How does weight sharing compound the advantages of deeper model designs?
This explores why reusing the same weights across layers pays off especially well in deep, thin networks — and the corpus only partly addresses it, with one note carrying most of the weight.
This reads the question as: when a model is built deep-and-thin rather than wide, why does sharing parameters across layers amplify the benefit rather than just save memory? The honest caveat up front: the collection has exactly one note that treats this head-on, so this is a synthesis built around it rather than across many converging sources.
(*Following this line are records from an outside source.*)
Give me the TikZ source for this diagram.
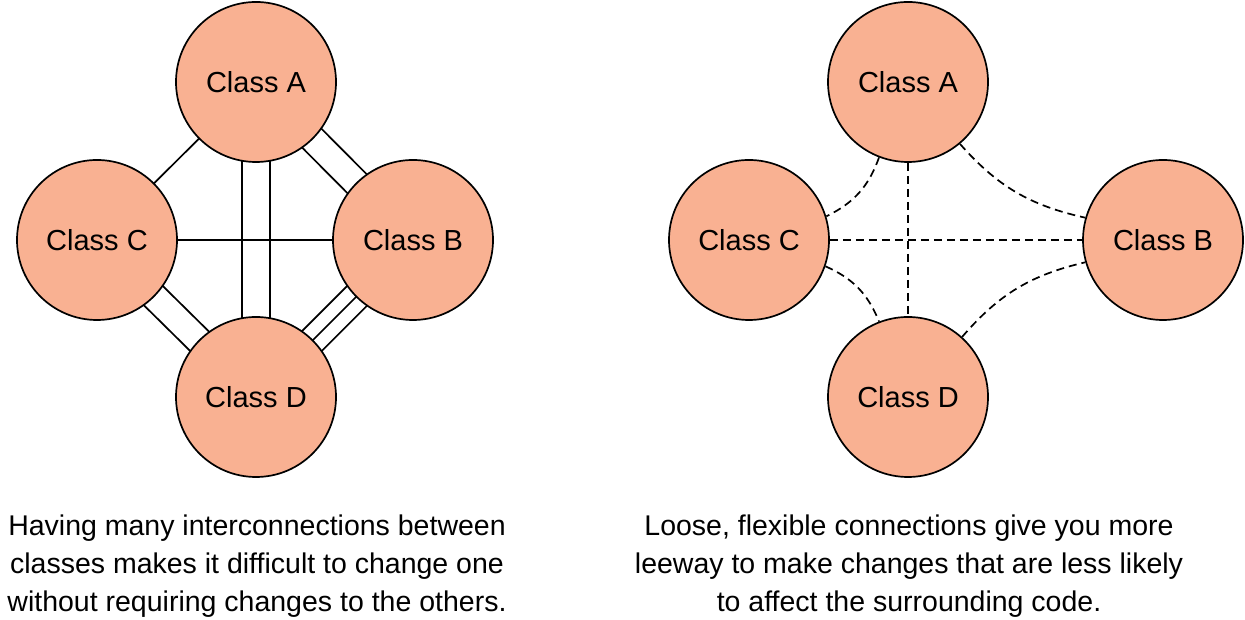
\documentclass[tikz,border=0pt]{standalone}
\usepackage{fontspec}
\setmainfont{Liberation Sans}
\usetikzlibrary{calc,backgrounds}
\definecolor{classfill}{RGB}{249,177,146}
\tikzset{
  cls/.style={circle, draw=black, line width=1.7pt, fill=classfill, minimum size=160pt, inner sep=0pt, font=\fontsize{29}{32}\selectfont},
  link/.style={line width=1.7pt},
  dlink/.style={line width=1.7pt, dash pattern=on 8pt off 5pt},
  caption/.style={align=center, font=\fontsize{28.5}{38}\selectfont}
}
\begin{document}
\begin{tikzpicture}[x=1pt,y=1pt]
\useasboundingbox (0,0) rectangle (1245,620);
% left diagram
\node[cls] (LA) at (256,538) {Class A};
\node[cls] (LC) at (97,380) {Class C};
\node[cls] (LB) at (413,380) {Class B};
\node[cls] (LD) at (256,223) {Class D};
\begin{scope}[on background layer]
\draw[link] (LA.center) -- (LC.center);
\draw[link] (LC.center) -- (LB.center);
\draw[link] ($(LA.center)!13.5pt!90:(LB.center)$) -- ($(LB.center)!13.5pt!-90:(LA.center)$);
\draw[link] ($(LA.center)!13.5pt!-90:(LB.center)$) -- ($(LB.center)!13.5pt!90:(LA.center)$);
\draw[link] ($(LA.center)!14pt!90:(LD.center)$) -- ($(LD.center)!14pt!-90:(LA.center)$);
\draw[link] ($(LA.center)!14pt!-90:(LD.center)$) -- ($(LD.center)!14pt!90:(LA.center)$);
\draw[link] ($(LC.center)!13.5pt!90:(LD.center)$) -- ($(LD.center)!13.5pt!-90:(LC.center)$);
\draw[link] ($(LC.center)!13.5pt!-90:(LD.center)$) -- ($(LD.center)!13.5pt!90:(LC.center)$);
\draw[link] (LB.center) -- (LD.center);
\draw[link] ($(LB.center)!14pt!90:(LD.center)$) -- ($(LD.center)!14pt!-90:(LB.center)$);
\draw[link] ($(LB.center)!14pt!-90:(LD.center)$) -- ($(LD.center)!14pt!90:(LB.center)$);
\end{scope}
% right diagram
\node[cls] (RA) at (908,538) {Class A};
\node[cls] (RC) at (749,380) {Class C};
\node[cls] (RB) at (1163,380) {Class B};
\node[cls] (RD) at (908,223) {Class D};
\draw[dlink] (RA) -- (RD);
\draw[dlink] (RC) -- (RB);
\draw[dlink] (RA.249) to[bend left=22] (RC.17);
\draw[dlink] (RA.310) to[bend right=18] (RB.164);
\draw[dlink] (RC.341) to[bend left=22] (RD.111);
\draw[dlink] (RD.48) to[bend left=18] (RB.196);
% captions
\node[caption] (capL) at (257,54) {Having many interconnections between\\classes makes it difficult to change one\\without requiring changes to the others.};
\node[caption] (capR) at (909,54) {Loose, flexible connections give you more\\leeway to make changes that are less likely\\to affect the surrounding code.};
\end{tikzpicture}
\end{document}
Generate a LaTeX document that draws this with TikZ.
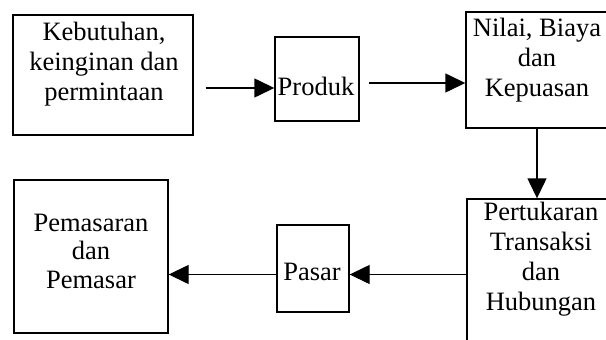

The anchor is MobileLLM's finding that depth beats width below a billion parameters Does depth matter more than width for tiny language models?. The mechanism matters here: deep-and-thin architectures win because layers *compose* — each layer builds a more abstract concept on top of the one below, rather than spreading capacity sideways across a wide layer. That composition is what makes depth valuable. Weight sharing rides on top of this. If the real work of a deep model is the repeated, layered transformation of representations, then reusing the same block of weights across several of those layers lets you buy more layers of composition without paying for more parameters. Depth is the thing that helps; weight sharing is the trick that makes depth cheap. The two compound because the advantage you're multiplying (compositional depth) is precisely the one that doesn't strictly require fresh parameters at every step.
A lateral angle the corpus offers: layers aren't interchangeable, they specialize. Proxy-tuning work shows that lower layers store knowledge while upper layers handle reasoning and style — direct fine-tuning corrupts the lower-layer knowledge stores, while decoding-time tuning leaves them intact Can decoding-time tuning preserve knowledge better than weight fine-tuning?. This is a useful tension to sit with: weight sharing assumes a layer's transformation is reusable enough to apply more than once, but layer specialization says different depths do genuinely different jobs. The reconciliation is that sharing tends to be applied to *blocks* doing similar mid-network compositional work, not across the whole stack indiscriminately.
There's also a reason to expect sharing and depth to reinforce each other structurally. Work on sparse-weight training shows that forcing constraints on weights produces compact, modular, reusable circuits where neurons map to clean concepts Can sparse weight training make neural networks interpretable by design?. Sharing is a different constraint than sparsity, but it points the same direction: when you force the network to reuse machinery, you push it toward learning general, composable transformations rather than one-off layer-specific tricks — which is exactly what a deep compositional model wants. So the compounding isn't only about parameter economy; the sharing constraint may itself nudge the model toward the kind of reusable abstractions that depth is trying to exploit. Worth flagging for anyone going deeper here: the collection doesn't yet hold a paper isolating weight sharing as its own variable, so treat the link between sharing and depth as well-motivated but, in this corpus, inferred rather than directly measured.
Sources 3 notes
MobileLLM shows deep-and-thin architectures yield 2.7–4.3% accuracy gains over balanced designs at 125M–350M scale by composing abstract concepts through layers rather than spreading parameters across width.
Proxy-tuning closes 88-91% of the alignment gap while surpassing direct fine-tuning on knowledge tasks by leaving base model weights untouched. Direct fine-tuning corrupts knowledge storage in lower layers, whereas proxy-tuning applies distributional shifts that primarily affect reasoning and style.
Training transformers with sparse weights creates compact, human-interpretable circuits where neurons correspond to simple concepts with clear connections. Ablation studies confirm these circuits are necessary and sufficient for task performance, though scaling beyond tens of millions of parameters while maintaining interpretability remains unsolved.